1) In an online discussion, his answer would look like a confident, assertive answer. I would have no reason to linger over this point at all; I would probably assume–for lack of any indication to the contrary–that this student not only understood the question and the point of the exercise, but also that he was comfortable with the rhetorical concepts that underlie this reading.
OR
2) He wouldn’t have written this answer, because when a student is forced to put something down on the page–or the screen–the bar seems to be higher for the quality of the answer. A student whose in-person answer might be a bit uncertain will often write down an answer that is much safer, but less useful. Instead of giving an analysis, the answer might be a summary, for example.
In a hybrid course, if I get to know the students, I can interpret their written answers more accurately (after the first couple of weeks), because I know what their speaking mannerisms are like and how they usually respond in a conversation. But in an entirely-online course, I don’t know how this is supposed to happen. I realize that some online classrooms use video chat (Skype, whatever), but so far, most of the students report that the technology is so unreliable that they spend a lot of their learning time trying to iron out tech problems.
So, while an online discussion or a written response to a reading can tell me what a student thinks, a physical discussion can tell me how the student thinks.
Face-to-face classes also let me gauge things like whether the group has understood something I’ve just said. I use humor a lot in the classroom; most of that humor falls flat on the screen. It’s also much easier, in person, for me to show–through warmth of voice, through body language that shows that I’m listening to their responses–that I appreciate their contributions to discussion.

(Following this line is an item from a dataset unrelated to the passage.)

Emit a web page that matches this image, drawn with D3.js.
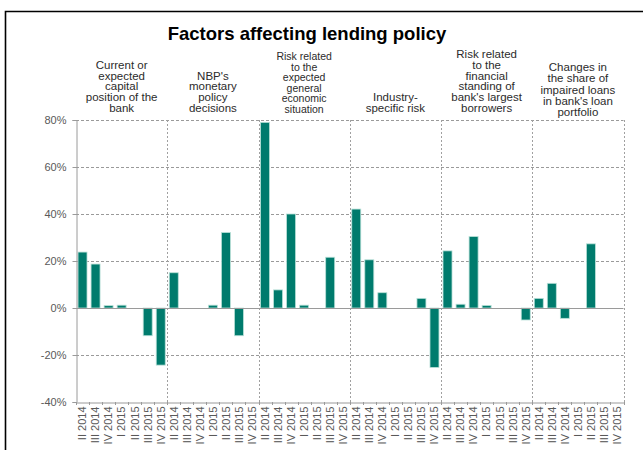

I think most teachers would agree with me that there is a difference, when you’re standing in front of thirty students and asking a question, in the silence that falls over a class when they are contemplating the question (examining it from different angles, preparing evidence for the answers they’re about to present) and the silence that falls over a classroom full of students who do not get it or do not care.
The whole demeanor of the room is different. The posture of the students in their chairs is different. Their willingness to make eye contact is different.
And reading those kinds of cues requires being in the same room. No matter what happens, I can’t imagine technology replacing that experience. There’s no way to duplicate it, because students don’t know they’re telegraphing those things. And they don’t know how much of their learning they’re taking from reading my own tone of voice, posture, or eye contact. It’s more than they think.